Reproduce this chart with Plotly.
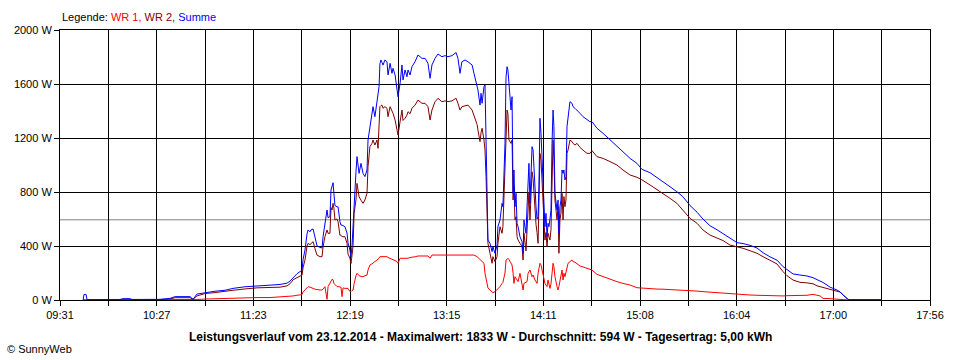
import plotly.graph_objects as go

# ---- data (time in minutes after midnight, power in W) ----
TIME_MIN = [
    584.4, 584.9, 586.1, 586.7, 588.4, 605.8, 607.6, 611.6, 612.8, 629.0,
    634.9, 637.8, 646.5, 648.2, 650.5, 655.2, 661.0, 666.8, 671.4, 678.4,
    685.4, 692.9, 698.7, 702.8, 704.5, 706.3, 708.6, 710.3, 711.5, 712.1,
    713.2, 714.4, 715.0, 716.1, 716.7, 717.9, 719.0, 720.2, 721.9, 723.1,
    723.7, 724.8, 726.0, 726.6, 727.7, 728.3, 728.9, 729.5, 730.0, 730.6,
    731.8, 732.4, 733.5, 734.1, 734.7, 735.3, 736.4, 737.6, 738.2, 739.3,
    739.9, 740.5, 741.1, 741.7, 742.2, 742.8, 743.4, 744.0, 744.6, 745.7,
    746.9, 748.0, 749.2, 749.8, 750.9, 752.1, 752.7, 753.8, 755.0, 755.6,
    756.2, 756.7, 757.3, 757.9, 758.5, 759.6, 760.8, 761.4, 762.6, 763.7,
    764.3, 765.5, 766.6, 767.2, 768.4, 769.5, 770.1, 771.3, 772.4, 773.0,
    774.2, 775.3, 777.1, 778.8, 781.1, 782.9, 784.6, 785.8, 786.9, 788.7,
    790.4, 792.7, 794.5, 796.2, 798.5, 800.9, 802.0, 803.2, 804.3, 806.1,
    807.8, 810.2, 811.3, 813.1, 813.6, 814.8, 815.4, 816.0, 817.1, 817.7,
    818.3, 818.9, 819.4, 820.6, 821.8, 822.3, 823.5, 824.7, 825.2, 826.4,
    827.6, 828.1, 829.3, 829.9, 830.5, 831.0, 831.6, 832.8, 833.4, 834.0,
    834.5, 835.1, 835.7, 836.3, 836.9, 838.0, 839.2, 839.8, 840.3, 841.5,
    842.1, 842.7, 843.2, 843.8, 845.0, 845.6, 846.7, 847.3, 847.9, 848.5,
    849.0, 849.6, 850.2, 850.8, 851.4, 851.9, 852.5, 853.1, 853.7, 854.3,
    854.8, 855.4, 856.0, 856.6, 857.2, 857.7, 858.3, 859.5, 860.1, 860.6,
    861.2, 861.8, 862.4, 863.0, 863.5, 864.1, 864.7, 865.3, 865.9, 867.0,
    868.2, 868.8, 869.9, 871.1, 872.8, 874.6, 876.9, 878.6, 879.8, 882.7,
    886.2, 890.3, 894.3, 897.8, 901.9, 905.9, 908.8, 913.5, 917.5, 921.0,
    925.1, 929.1, 932.6, 936.7, 940.8, 944.2, 948.3, 952.4, 955.9, 959.9,
    964.0, 967.5, 971.5, 975.6, 979.1, 983.1, 987.2, 990.7, 993.0, 996.5,
    1000.5, 1004.6, 1008.1, 1010.4, 1012.2, 1013.9, 1016.2, 1018.0, 1022.0, 1023.8,
    1025.5, 1027.8, 1028.4, 1029.6, 1048.1,
]

WR1_W = [
    0, 0, 0, 0, 0, 0, 0, 0, 0, 0,
    0, 0, 2, 2, 4, 7, 10, 12, 15, 16,
    18, 18, 22, 25, 27, 30, 35, 35, 40, 60,
    74, 90, 99, 95, 90, 86, 80, 76, 74, 74,
    80, 99, 5, 99, 123, 130, 153, 150, 123, 115,
    99, 99, 99, 95, 25, 90, 86, 86, 86, 62,
    62, 70, 74, 120, 160, 180, 198, 190, 180, 175,
    173, 180, 185, 222, 259, 268, 272, 285, 296, 300,
    310, 321, 321, 321, 321, 321, 321, 315, 309, 300,
    300, 296, 285, 272, 309, 309, 309, 309, 309, 309,
    315, 315, 320, 326, 326, 326, 326, 309, 333, 333,
    333, 333, 333, 333, 333, 333, 333, 333, 333, 333,
    333, 333, 333, 321, 315, 296, 290, 285, 272, 198,
    150, 99, 90, 74, 62, 54, 62, 77, 85, 99,
    123, 130, 200, 296, 300, 309, 300, 272, 259, 198,
    123, 173, 160, 148, 136, 198, 123, 74, 123, 130,
    136, 198, 210, 222, 173, 185, 148, 130, 123, 198,
    230, 272, 260, 222, 173, 150, 123, 110, 99, 148,
    120, 86, 120, 198, 272, 247, 173, 99, 74, 100,
    148, 180, 222, 148, 198, 173, 200, 247, 272, 284,
    296, 284, 280, 269, 252, 245, 235, 227, 222, 190,
    173, 153, 136, 123, 111, 91, 88, 81, 81, 80,
    78, 74, 72, 69, 66, 62, 58, 54, 50, 45,
    40, 37, 37, 35, 33, 32, 30, 30, 32, 32,
    32, 35, 42, 32, 30, 12, 12, 10, 6, 5,
    5, 3, 0, 0, 0,
]

WR2_W = [
    0, 0, 0, 0, 0, 2, 3, 3, 2, 3,
    8, 17, 17, 5, 30, 48, 55, 62, 72, 82,
    90, 93, 95, 105, 120, 150, 165, 175, 185, 240,
    296, 400, 420, 410, 420, 432, 380, 333, 321, 321,
    395, 470, 519, 494, 494, 685, 667, 716, 680, 593,
    600, 580, 480, 480, 469, 469, 469, 420, 340, 310,
    270, 330, 395, 642, 700, 741, 864, 800, 765, 740,
    716, 741, 790, 988, 1136, 1160, 1185, 1148, 1185, 1123,
    1250, 1432, 1440, 1444, 1420, 1432, 1420, 1358, 1432, 1400,
    1383, 1333, 1272, 1222, 1321, 1407, 1330, 1346, 1370, 1395,
    1380, 1420, 1444, 1481, 1457, 1457, 1432, 1333, 1407, 1469,
    1494, 1469, 1475, 1469, 1475, 1494, 1457, 1407, 1432, 1440,
    1444, 1407, 1370, 1300, 1259, 1173, 1240, 1272, 1185, 1111,
    914, 519, 420, 346, 272, 321, 284, 321, 420, 543,
    494, 543, 988, 1300, 1407, 1383, 1185, 1160, 1185, 741,
    839, 593, 617, 469, 444, 420, 395, 296, 494, 364,
    543, 741, 800, 593, 950, 900, 642, 560, 500, 420,
    716, 1086, 1037, 900, 766, 593, 444, 500, 395, 494,
    470, 444, 520, 988, 1185, 1037, 741, 593, 691, 346,
    593, 642, 790, 593, 766, 691, 741, 1086, 1111, 1185,
    1173, 1160, 1148, 1160, 1131, 1110, 1086, 1086, 1106, 1062,
    1049, 1025, 1000, 963, 926, 909, 890, 852, 820, 790,
    753, 716, 667, 605, 568, 519, 481, 457, 440, 407,
    395, 383, 365, 346, 321, 296, 267, 210, 180, 148,
    131, 127, 120, 105, 99, 90, 80, 74, 62, 59,
    40, 12, 3, 0, 0,
]

SUMME_W = [
    0, 40, 42, 3, 3, 4, 10, 10, 4, 5,
    12, 25, 25, 5, 44, 55, 65, 72, 86, 98,
    106, 110, 115, 125, 140, 165, 195, 210, 222, 300,
    370, 490, 519, 505, 519, 526, 469, 400, 390, 385,
    470, 570, 667, 610, 617, 815, 840, 869, 790, 700,
    690, 690, 580, 555, 555, 550, 543, 496, 422, 370,
    321, 400, 543, 790, 889, 950, 1062, 1000, 938, 1012,
    938, 914, 963, 1185, 1284, 1407, 1432, 1358, 1481, 1531,
    1580, 1750, 1778, 1760, 1740, 1778, 1765, 1667, 1753, 1679,
    1716, 1667, 1543, 1506, 1605, 1741, 1630, 1704, 1654, 1704,
    1667, 1728, 1765, 1815, 1790, 1790, 1753, 1642, 1741, 1790,
    1822, 1802, 1810, 1802, 1810, 1833, 1790, 1679, 1765, 1778,
    1765, 1741, 1679, 1593, 1556, 1444, 1531, 1457, 1580, 1593,
    1185, 519, 444, 420, 358, 395, 346, 407, 543, 593,
    716, 691, 1160, 1650, 1728, 1704, 1580, 1407, 1506, 790,
    963, 691, 790, 568, 543, 469, 432, 346, 593, 494,
    691, 914, 1012, 716, 1136, 1111, 790, 691, 600, 618,
    839, 1346, 1235, 1037, 914, 716, 543, 642, 469, 568,
    543, 600, 666, 1160, 1407, 1284, 790, 666, 740, 494,
    691, 740, 963, 938, 963, 889, 914, 1284, 1358, 1469,
    1457, 1432, 1420, 1407, 1383, 1358, 1333, 1321, 1321, 1272,
    1235, 1185, 1136, 1099, 1049, 1012, 968, 943, 909, 876,
    839, 802, 765, 700, 650, 600, 550, 520, 490, 455,
    425, 418, 405, 385, 350, 320, 295, 247, 227, 193,
    185, 178, 165, 153, 140, 130, 111, 95, 74, 60,
    37, 10, 5, 2, 2,
]

X_LABELS = ["09:31", "10:27", "11:23", "12:19", "13:15",
            "14:11", "15:08", "16:04", "17:00", "17:56"]
X_START_MIN = 571
X_END_MIN = 1076
Y_TICKS = [0, 400, 800, 1200, 1600, 2000]
Y_MAX = 2000
AVERAGE_W = 594

SERIES_NAMES = ["WR 1", "WR 2", "Summe"]
SERIES_COLORS = ["#FF0000", "#800000", "#0000FF"]

TITLE = ("Leistungsverlauf vom 23.12.2014 - Maximalwert: 1833 W - "
         "Durchschnitt: 594 W - Tagesertrag: 5,00 kWh")
FOOTER = "© SunnyWeb"

# ---- figure ----
FONT = "Liberation Sans, Arial, sans-serif"

fig = go.Figure()
for name, vals, color in zip(SERIES_NAMES, [WR1_W, WR2_W, SUMME_W], SERIES_COLORS):
    fig.add_trace(go.Scatter(x=TIME_MIN, y=vals, mode="lines", name=name,
                             line=dict(color=color, width=1), showlegend=False,
                             hoverinfo="skip"))

n_steps = (len(X_LABELS) - 1) * 2
step = (X_END_MIN - X_START_MIN) / n_steps
tickvals = [X_START_MIN + i * step for i in range(n_steps + 1)]
ticktext = [X_LABELS[i // 2] if i % 2 == 0 else "" for i in range(n_steps + 1)]

fig.add_shape(type="line", xref="paper", x0=0, x1=1, yref="y",
              y0=AVERAGE_W, y1=AVERAGE_W,
              line=dict(color="#808080", width=1), layer="between")

fig.update_xaxes(range=[X_START_MIN, X_END_MIN], tickvals=tickvals, ticktext=ticktext,
                 showgrid=True, gridcolor="black", gridwidth=1,
                 ticks="outside", ticklen=5, tickcolor="black", tickwidth=1,
                 showline=True, linecolor="black", linewidth=1, mirror=True,
                 zeroline=False, tickfont=dict(size=11, color="black", family=FONT))
fig.update_yaxes(range=[0, Y_MAX], tickvals=Y_TICKS,
                 ticktext=[f"{v} W" for v in Y_TICKS],
                 showgrid=True, gridcolor="black", gridwidth=1,
                 ticks="outside", ticklen=5, tickcolor="black", tickwidth=1,
                 showline=True, linecolor="black", linewidth=1, mirror=True,
                 zeroline=False, tickfont=dict(size=11, color="black", family=FONT))

legend_html = ("Legende: "
               + " ".join(f"<span style='color:{c}'>{n}{',' if i < len(SERIES_NAMES) - 1 else ''}</span>"
                          for i, (n, c) in enumerate(zip(SERIES_NAMES, SERIES_COLORS))))

fig.add_annotation(text=legend_html, xref="paper", yref="paper", x=0, y=1.048,
                   xanchor="left", yanchor="middle", showarrow=False,
                   font=dict(size=11, color="black", family=FONT))
fig.add_annotation(text=f"<b>{TITLE}</b>", xref="paper", yref="paper",
                   x=0.4828, y=-0.137, xanchor="center", yanchor="middle",
                   showarrow=False, font=dict(size=12, color="black", family=FONT))
fig.add_annotation(text=FOOTER, xref="paper", yref="paper", x=-0.0632, y=-0.1815,
                   xanchor="left", yanchor="middle", showarrow=False,
                   font=dict(size=11, color="black", family=FONT))

fig.update_layout(width=960, height=360,
                  margin=dict(l=60, r=30, t=30, b=60, autoexpand=False),
                  paper_bgcolor="white", plot_bgcolor="white",
                  font=dict(family=FONT, size=11, color="black"))

fig.write_html("out.html", config={"displayModeBar": False},
               post_script="document.body.style.margin='0';document.body.style.overflow='hidden';")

Written exercise: Write out, word for word, the lines from the start of the data through the one holding "import plotly.graph_objects as go". Omit pictures.

Worked solution:
Reproduce this chart with Plotly.
import plotly.graph_objects as go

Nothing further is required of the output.